Der Herbst eignet sich unter anderem wunderbar zum Wandern. Ich finde es gibt nichts Schöneres, als wenn sich das Laub der Bäume endlich in den unterschiedlichsten Gelb-, Orange- und Rotschattierungen zu verfärben beginnt. Dann ist es an der Zeit den Rucksack zu packen und sich, mit Wanderschuhen und Trekkingstöcken bewaffnet, in die nahe gelegenen Wiener Alpen zu begeben. So auch Johann und ich eines frühen Septembermorgens. Strahlend blauer Himmel, sowie eine leichte Brise empfangen uns in Puchberg am Schneeberg, wo wir uns an den Aufstieg des gleichnamigen Berges machen wollen.
Kaum zu glauben, aber Johann gefällt die Idee einer Wanderung. Voller Vorfreude erkundet er den Weg und treibt mich an, ein schnelleres Tempo anzuschlagen. Ein Vorschlag, dem ich gerne nachkomme. Doch schon bald beginnen sich bei mir erste Ermüdungserscheinungen zu zeigen. Weder die makellose Schönheit des herbstlichen Waldes, noch die herrlich blühenden Alpenveilchen am Wegrand, ja, nicht einmal die Aussicht auf eine klassische Schneebergbuchtel* in der Baumgartnerhütte kann mich von meinem Leid ablenken. Zu sehr schmerzt es mich am ganzen Körper.

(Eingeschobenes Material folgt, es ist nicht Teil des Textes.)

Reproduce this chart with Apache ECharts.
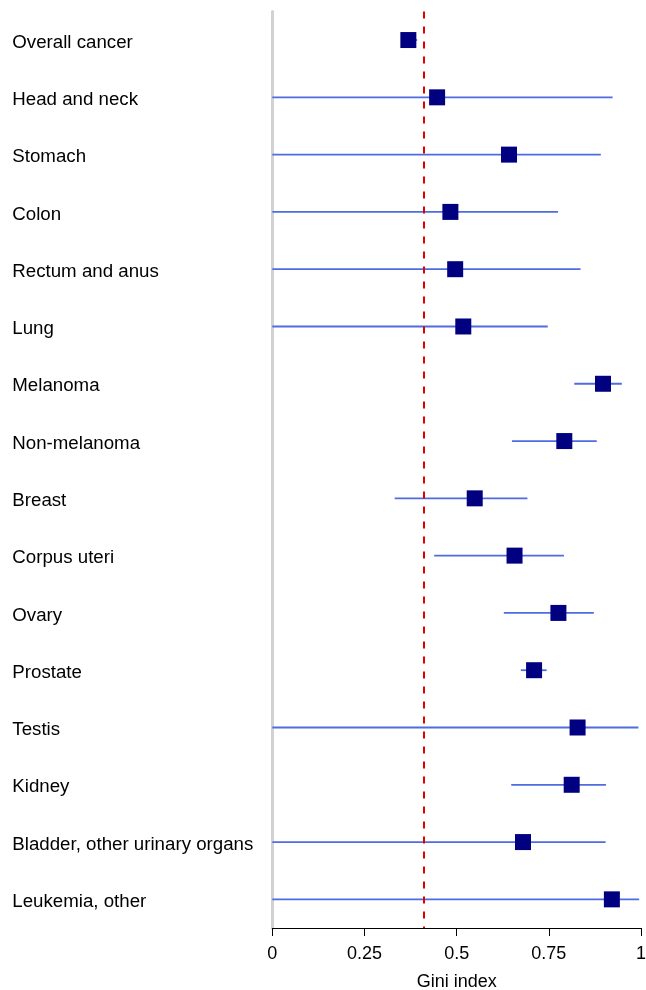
<!DOCTYPE html>
<html>
<head>
<meta charset="utf-8">
<title>Gini index by cancer site</title>
<script src="https://cdn.jsdelivr.net/npm/echarts@6/dist/echarts.min.js"></script>
<style>
  html, body { margin: 0; padding: 0; background: #fff; }
  #chart { width: 646px; height: 990px; }
</style>
</head>
<body>
<div id="chart"></div>
<script>
// Cancer sites, top to bottom
const categories = [
  'Overall cancer', 'Head and neck', 'Stomach', 'Colon', 'Rectum and anus',
  'Lung', 'Melanoma', 'Non-melanoma', 'Breast', 'Corpus uteri', 'Ovary',
  'Prostate', 'Testis', 'Kidney', 'Bladder, other urinary organs', 'Leukemia, other'
];
// Gini index point estimates
const gini = [0.369, 0.447, 0.642, 0.483, 0.496, 0.518, 0.897, 0.792, 0.549, 0.657, 0.776, 0.710, 0.828, 0.812, 0.680, 0.921];
// Lower and upper interval bounds
const ciLow = [0.350, 0.000, 0.000, 0.000, 0.000, 0.000, 0.819, 0.650, 0.332, 0.439, 0.628, 0.674, 0.000, 0.648, 0.000, 0.000];
const ciHigh = [0.393, 0.923, 0.891, 0.775, 0.836, 0.747, 0.948, 0.880, 0.692, 0.791, 0.872, 0.744, 0.993, 0.905, 0.904, 0.995];
// Reference value shown as dashed vertical line
const referenceGini = 0.41;
const xTicks = [0, 0.25, 0.5, 0.75, 1];

const FONT = "'Liberation Sans', Arial, Helvetica, sans-serif";

const chart = echarts.init(document.getElementById('chart'), null, { renderer: 'canvas' });

const intervalData = categories.map((c, i) => [ciLow[i], ciHigh[i], i]);
const pointData = categories.map((c, i) => [gini[i], i]);

chart.setOption({
  animation: false,
  backgroundColor: '#ffffff',
  grid: {
    left: 272.3, right: 5, top: 11.4, bottom: 62,
    containLabel: false,
    outerBoundsMode: 'none'
  },
  xAxis: {
    type: 'value',
    min: 0,
    max: 1,
    interval: 0.25,
    name: 'Gini index',
    nameLocation: 'middle',
    nameGap: 45,
    nameTextStyle: { color: '#000', fontSize: 18, fontFamily: FONT },
    axisLine: { show: true, lineStyle: { color: '#000', width: 1 } },
    axisTick: { show: true, length: 8, lineStyle: { color: '#000', width: 1 } },
    axisLabel: {
      color: '#000', fontSize: 18, fontFamily: FONT, margin: 17,
      formatter: v => { const t = xTicks.find(x => Math.abs(x - v) < 1e-9); return t === undefined ? '' : String(t); }
    },
    splitLine: { show: false }
  },
  yAxis: {
    type: 'category',
    data: categories,
    inverse: true,
    axisLine: { show: true, lineStyle: { color: '#d2d2d2', width: 3 } },
    axisTick: { show: false },
    axisLabel: {
      color: '#000', fontSize: 18.7, fontFamily: FONT,
      align: 'left', margin: 260,
      verticalAlign: 'top',
      lineHeight: 5
    },
    splitLine: { show: false }
  },
  series: [
    {
      type: 'custom',
      name: 'interval',
      z: 2,
      data: intervalData,
      encode: { x: [0, 1], y: 2 },
      renderItem: (params, api) => {
        const idx = api.value(2);
        const p1 = api.coord([api.value(0), idx]);
        const p2 = api.coord([api.value(1), idx]);
        return {
          type: 'line',
          shape: { x1: p1[0], y1: p1[1], x2: p2[0], y2: p2[1] },
          style: { stroke: '#4f6de0', lineWidth: 1.8 }
        };
      }
    },
    {
      type: 'scatter',
      name: 'Gini',
      z: 4,
      symbol: 'rect',
      symbolSize: 16,
      itemStyle: { color: '#000080', opacity: 1 },
      data: pointData,
      markLine: {
        silent: true,
        symbol: 'none',
        z: 3,
        label: { show: false },
        lineStyle: { color: '#e00000', width: 2, type: [7, 8] },
        data: [{ xAxis: referenceGini }]
      }
    }
  ]
});
</script>
</body>
</html>
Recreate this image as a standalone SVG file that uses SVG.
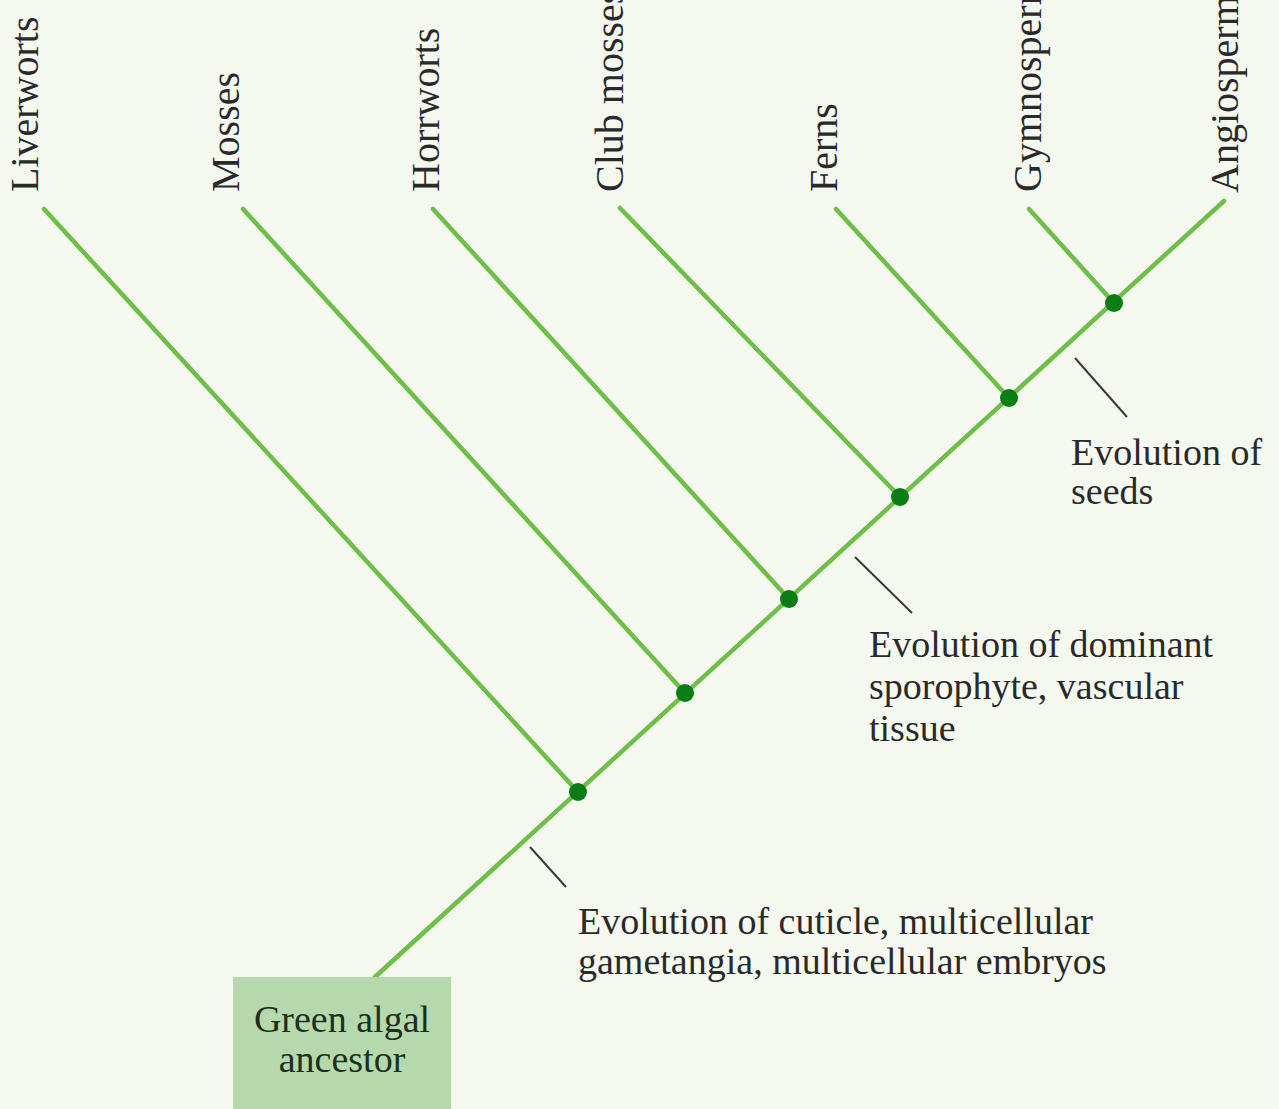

Durch den stundenlangen Aufstieg haben sich meine Beine in Bleiklumpen verwandelt . Schweiß läuft in Strömen über meinen Körper und der Rucksack scheint mittlerweile eine Tonne zu wiegen. Offenbar habe ich mir zu viel zugemutet, was äußerst seltsam ist, da ich eigentlich recht fit bin. Johann kümmert das alles nicht. Warum auch? Sobald er keine Lust mehr hat neben mir herzufliegen, lässt er sich auf meiner Schulter nieder und wird getragen.
Ein Luxus der mir leider nicht vergönnt ist. »Uff…«, keuche ich daher erschöpft, als er sich wieder einmal auf mich plumpsen lässt. »Also ich verstehe euch Menschen nicht.«, eröffnet der Graupapagei die Konversation, »Warum machst du es dir absichtlich schwer, wenn es doch so viel einfacher ginge?« Offenbar will er mir mit seiner kryptischen Bemerkung irgendetwas mitteilen. Fragt sich nur was?
»Verstehe ich nicht.«, bekenne ich daher äußerst verwirrt. »Ich spreche natürlich von der Zahnradbahn da drüben, die auf den Berg hinauffährt. Statt dich zu quälen und Zeit zu sparen, hätten wir die doch nehmen können. Dann hättest du auch nicht all die Steine schleppen müssen, die ich am Weg aufgesammelt und dir in den Rucksack gestopft habe. Aber glaub mir, dass zusätzliche Gewicht sind sie allemal wert. Jeder einzelne glänzt derart hübsch! Die perfekte Wohnungsdeko.«, erklärt Johann altklug.
»Dienstag. Geschlossen. Immer«, gebe ich im Stakkato wieder. Um grammatikalisch korrekte Sätze zu bilden, bin ich einfach zu erschöpft. »Mag sein. Aber heute ist Mittwoch.« Ich bleibe derart abrupt stehen, dass Johann fast von meiner Schulter fällt. »Und warum zum Teufel sagst du mir das erst jetzt? Und von was für Steinen sprechen wir eigentlich?«
*auch Wuchteln genannt. Eine Süßspeise aus Germteig, gefüllt mit Marmelade.